### Goal
Would you transcribe the listing that follows, character for character, and omit its images?

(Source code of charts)
※
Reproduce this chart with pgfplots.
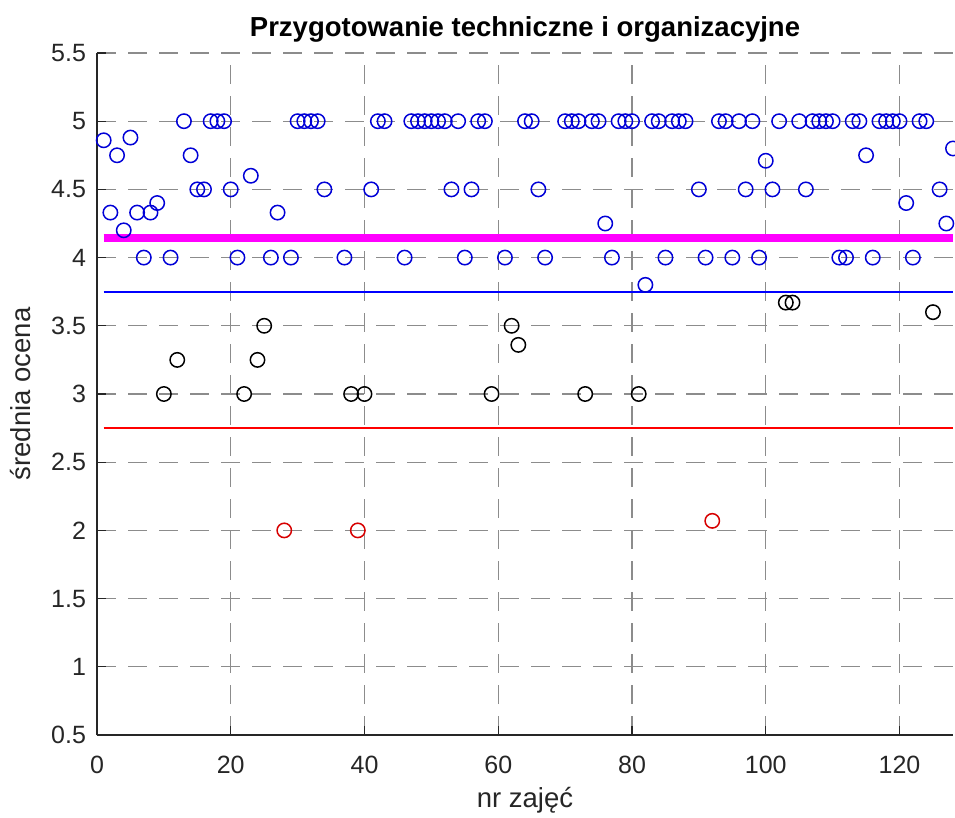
\documentclass[border=0pt]{standalone}
\usepackage{pgfplots}
\pgfplotsset{compat=1.18}
\usepackage{fontspec}
\setmainfont{Liberation Sans}
\definecolor{mblue}{RGB}{0,0,215}
\definecolor{refblue}{RGB}{0,0,255}
\definecolor{lred}{RGB}{255,0,0}
\definecolor{mmag}{RGB}{255,0,255}
\definecolor{mred}{RGB}{215,0,0}
\definecolor{axgray}{RGB}{38,38,38}
\definecolor{gridgray}{RGB}{140,140,140}
\begin{document}
\begin{tikzpicture}
\begin{axis}[
  scale only axis,
  width=428pt, height=341pt,
  xmin=0, xmax=128, ymin=0.5, ymax=5.5,
  xtick={0,20,...,120},
  ytick={0.5,1,...,5.5},
  axis lines*=left,
  axis line style={axgray, line width=0.6pt},
  tick style={axgray, line width=0.6pt},
  tick align=inside,
  major tick length=4.5pt,
  /pgf/number format/assume math mode=true,
  tick label style={font=\fontsize{12.5}{14}\selectfont, text=axgray},
  yticklabel style={xshift=-2pt},
  xticklabel style={yshift=-7pt},
  grid=major,
  major grid style={gridgray, line width=0.6pt, dash pattern=on 9.5pt off 6pt},
  title={\textbf{Przygotowanie techniczne i organizacyjne}},
  title style={font=\fontsize{13.75}{15}\selectfont, at={(axis description cs:0.5,1.0)}, anchor=south, yshift=-4pt},
  xlabel={nr zajęć},
  ylabel={średnia ocena},
  label style={font=\fontsize{13.75}{15}\selectfont, text=axgray},
  xlabel style={at={(axis description cs:0.5,-0.095)}, anchor=center},
  ylabel style={at={(axis description cs:-0.089,0.5)}, anchor=center, rotate=0},
]
\addplot[draw=mmag, line width=4pt] coordinates {(1,4.145) (128,4.145)};
\addplot[draw=lred, line width=0.6pt] coordinates {(1,2.75) (128,2.75)};
\addplot[draw=refblue, line width=1.1pt] coordinates {(1,3.75) (128,3.75)};
\addplot[only marks, mark=o, mark size=3.6pt, mark options={mblue, line width=0.75pt}] coordinates {
(1,4.86) (2,4.33) (3,4.75) (4,4.2) (5,4.88) (6,4.33) (7,4) (8,4.33) (9,4.4) (11,4)
(13,5) (14,4.75) (15,4.5) (16,4.5) (17,5) (18,5) (19,5) (20,4.5) (21,4) (23,4.6)
(26,4) (27,4.33) (29,4) (30,5) (31,5) (32,5) (33,5) (34,4.5) (37,4) (41,4.5)
(42,5) (43,5) (46,4) (47,5) (48,5) (49,5) (50,5) (51,5) (52,5) (53,4.5)
(54,5) (55,4) (56,4.5) (57,5) (58,5) (61,4) (64,5) (65,5) (66,4.5) (67,4)
(70,5) (71,5) (72,5) (74,5) (75,5) (76,4.25) (77,4) (78,5) (79,5) (80,5)
(82,3.8) (83,5) (84,5) (85,4) (86,5) (87,5) (88,5) (90,4.5) (91,4) (93,5)
(94,5) (95,4) (96,5) (97,4.5) (98,5) (99,4) (100,4.71) (101,4.5) (102,5) (105,5)
(106,4.5) (107,5) (108,5) (109,5) (110,5) (111,4) (112,4) (113,5) (114,5) (115,4.75)
(116,4) (117,5) (118,5) (119,5) (120,5) (121,4.4) (122,4) (123,5) (124,5) (126,4.5)
(127,4.25) (128,4.8)
};
\addplot[only marks, mark=o, mark size=3.6pt, mark options={black, line width=0.75pt}] coordinates {
(10,3) (12,3.25) (22,3) (24,3.25) (25,3.5) (38,3) (40,3) (59,3) (62,3.5) (63,3.36)
(73,3) (81,3) (103,3.67) (104,3.67) (125,3.6)
};
\addplot[only marks, mark=o, mark size=3.6pt, mark options={mred, line width=0.75pt}] coordinates {
(28,2) (39,2) (92,2.07)
};
\end{axis}
\pgfresetboundingbox
\path ([xshift=-48.5pt,yshift=-41pt]current axis.south west) rectangle ([xshift=1pt,yshift=26.5pt]current axis.north east);
\end{tikzpicture}
\end{document}
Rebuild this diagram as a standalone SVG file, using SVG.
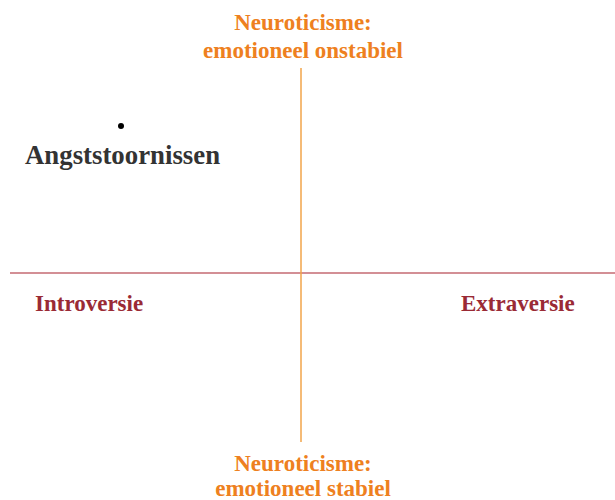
<svg xmlns="http://www.w3.org/2000/svg" width="615" height="500" viewBox="0 0 615 500">
  <style>
    text { font-family: "Liberation Serif", "Times New Roman", serif; font-weight: bold; }
    .neuro { fill: #ee8020; font-size: 23px; text-anchor: middle; }
    .extra { fill: #9a2a35; font-size: 23px; }
    .item { fill: #333333; font-size: 26.8px; }
  </style>
  <rect width="615" height="500" fill="#ffffff"/>
  <g id="axes">
    <line x1="10" y1="273" x2="615" y2="273" stroke="#c46a72" stroke-width="1.5"/>
    <line x1="301" y1="68" x2="301" y2="442" stroke="#f2a54a" stroke-width="1.5"/>
  </g>
  <g id="axis-top">
    <text class="neuro" x="303" y="30">Neuroticisme:</text>
    <text class="neuro" x="303" y="58">emotioneel onstabiel</text>
  </g>
  <g id="axis-bottom">
    <text class="neuro" x="303" y="471">Neuroticisme:</text>
    <text class="neuro" x="303" y="496">emotioneel stabiel</text>
  </g>
  <g id="axis-left">
    <text class="extra" x="35" y="311">Introversie</text>
  </g>
  <g id="axis-right">
    <text class="extra" x="461" y="311">Extraversie</text>
  </g>
  <g id="angststoornissen">
    <circle cx="121" cy="126" r="3" fill="#000000"/>
    <text class="item" x="25" y="164">Angststoornissen</text>
  </g>
</svg>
※
### Solved exercise
Reproduce this chart with pgfplots.
\documentclass[border=0pt]{standalone}
\usepackage{pgfplots}
\pgfplotsset{compat=1.18}
\usepackage{fontspec}
\setmainfont{Liberation Sans}
\definecolor{mblue}{RGB}{0,0,215}
\definecolor{refblue}{RGB}{0,0,255}
\definecolor{lred}{RGB}{255,0,0}
\definecolor{mmag}{RGB}{255,0,255}
\definecolor{mred}{RGB}{215,0,0}
\definecolor{axgray}{RGB}{38,38,38}
\definecolor{gridgray}{RGB}{140,140,140}
\begin{document}
\begin{tikzpicture}
\begin{axis}[
  scale only axis,
  width=428pt, height=341pt,
  xmin=0, xmax=128, ymin=0.5, ymax=5.5,
  xtick={0,20,...,120},
  ytick={0.5,1,...,5.5},
  axis lines*=left,
  axis line style={axgray, line width=0.6pt},
  tick style={axgray, line width=0.6pt},
  tick align=inside,
  major tick length=4.5pt,
  /pgf/number format/assume math mode=true,
  tick label style={font=\fontsize{12.5}{14}\selectfont, text=axgray},
  yticklabel style={xshift=-2pt},
  xticklabel style={yshift=-7pt},
  grid=major,
  major grid style={gridgray, line width=0.6pt, dash pattern=on 9.5pt off 6pt},
  title={\textbf{Przygotowanie techniczne i organizacyjne}},
  title style={font=\fontsize{13.75}{15}\selectfont, at={(axis description cs:0.5,1.0)}, anchor=south, yshift=-4pt},
  xlabel={nr zajęć},
  ylabel={średnia ocena},
  label style={font=\fontsize{13.75}{15}\selectfont, text=axgray},
  xlabel style={at={(axis description cs:0.5,-0.095)}, anchor=center},
  ylabel style={at={(axis description cs:-0.089,0.5)}, anchor=center, rotate=0},
]
\addplot[draw=mmag, line width=4pt] coordinates {(1,4.145) (128,4.145)};
\addplot[draw=lred, line width=0.6pt] coordinates {(1,2.75) (128,2.75)};
\addplot[draw=refblue, line width=1.1pt] coordinates {(1,3.75) (128,3.75)};
\addplot[only marks, mark=o, mark size=3.6pt, mark options={mblue, line width=0.75pt}] coordinates {
(1,4.86) (2,4.33) (3,4.75) (4,4.2) (5,4.88) (6,4.33) (7,4) (8,4.33) (9,4.4) (11,4)
(13,5) (14,4.75) (15,4.5) (16,4.5) (17,5) (18,5) (19,5) (20,4.5) (21,4) (23,4.6)
(26,4) (27,4.33) (29,4) (30,5) (31,5) (32,5) (33,5) (34,4.5) (37,4) (41,4.5)
(42,5) (43,5) (46,4) (47,5) (48,5) (49,5) (50,5) (51,5) (52,5) (53,4.5)
(54,5) (55,4) (56,4.5) (57,5) (58,5) (61,4) (64,5) (65,5) (66,4.5) (67,4)
(70,5) (71,5) (72,5) (74,5) (75,5) (76,4.25) (77,4) (78,5) (79,5) (80,5)
(82,3.8) (83,5) (84,5) (85,4) (86,5) (87,5) (88,5) (90,4.5) (91,4) (93,5)
(94,5) (95,4) (96,5) (97,4.5) (98,5) (99,4) (100,4.71) (101,4.5) (102,5) (105,5)
(106,4.5) (107,5) (108,5) (109,5) (110,5) (111,4) (112,4) (113,5) (114,5) (115,4.75)
(116,4) (117,5) (118,5) (119,5) (120,5) (121,4.4) (122,4) (123,5) (124,5) (126,4.5)
(127,4.25) (128,4.8)
};
\addplot[only marks, mark=o, mark size=3.6pt, mark options={black, line width=0.75pt}] coordinates {
(10,3) (12,3.25) (22,3) (24,3.25) (25,3.5) (38,3) (40,3) (59,3) (62,3.5) (63,3.36)
(73,3) (81,3) (103,3.67) (104,3.67) (125,3.6)
};
\addplot[only marks, mark=o, mark size=3.6pt, mark options={mred, line width=0.75pt}] coordinates {
(28,2) (39,2) (92,2.07)
};
\end{axis}
\pgfresetboundingbox
\path ([xshift=-48.5pt,yshift=-41pt]current axis.south west) rectangle ([xshift=1pt,yshift=26.5pt]current axis.north east);
\end{tikzpicture}
\end{document}
Rebuild this diagram as a standalone SVG file, using SVG.
<svg xmlns="http://www.w3.org/2000/svg" width="615" height="500" viewBox="0 0 615 500">
  <style>
    text { font-family: "Liberation Serif", "Times New Roman", serif; font-weight: bold; }
    .neuro { fill: #ee8020; font-size: 23px; text-anchor: middle; }
    .extra { fill: #9a2a35; font-size: 23px; }
    .item { fill: #333333; font-size: 26.8px; }
  </style>
  <rect width="615" height="500" fill="#ffffff"/>
  <g id="axes">
    <line x1="10" y1="273" x2="615" y2="273" stroke="#c46a72" stroke-width="1.5"/>
    <line x1="301" y1="68" x2="301" y2="442" stroke="#f2a54a" stroke-width="1.5"/>
  </g>
  <g id="axis-top">
    <text class="neuro" x="303" y="30">Neuroticisme:</text>
    <text class="neuro" x="303" y="58">emotioneel onstabiel</text>
  </g>
  <g id="axis-bottom">
    <text class="neuro" x="303" y="471">Neuroticisme:</text>
    <text class="neuro" x="303" y="496">emotioneel stabiel</text>
  </g>
  <g id="axis-left">
    <text class="extra" x="35" y="311">Introversie</text>
  </g>
  <g id="axis-right">
    <text class="extra" x="461" y="311">Extraversie</text>
  </g>
  <g id="angststoornissen">
    <circle cx="121" cy="126" r="3" fill="#000000"/>
    <text class="item" x="25" y="164">Angststoornissen</text>
  </g>
</svg>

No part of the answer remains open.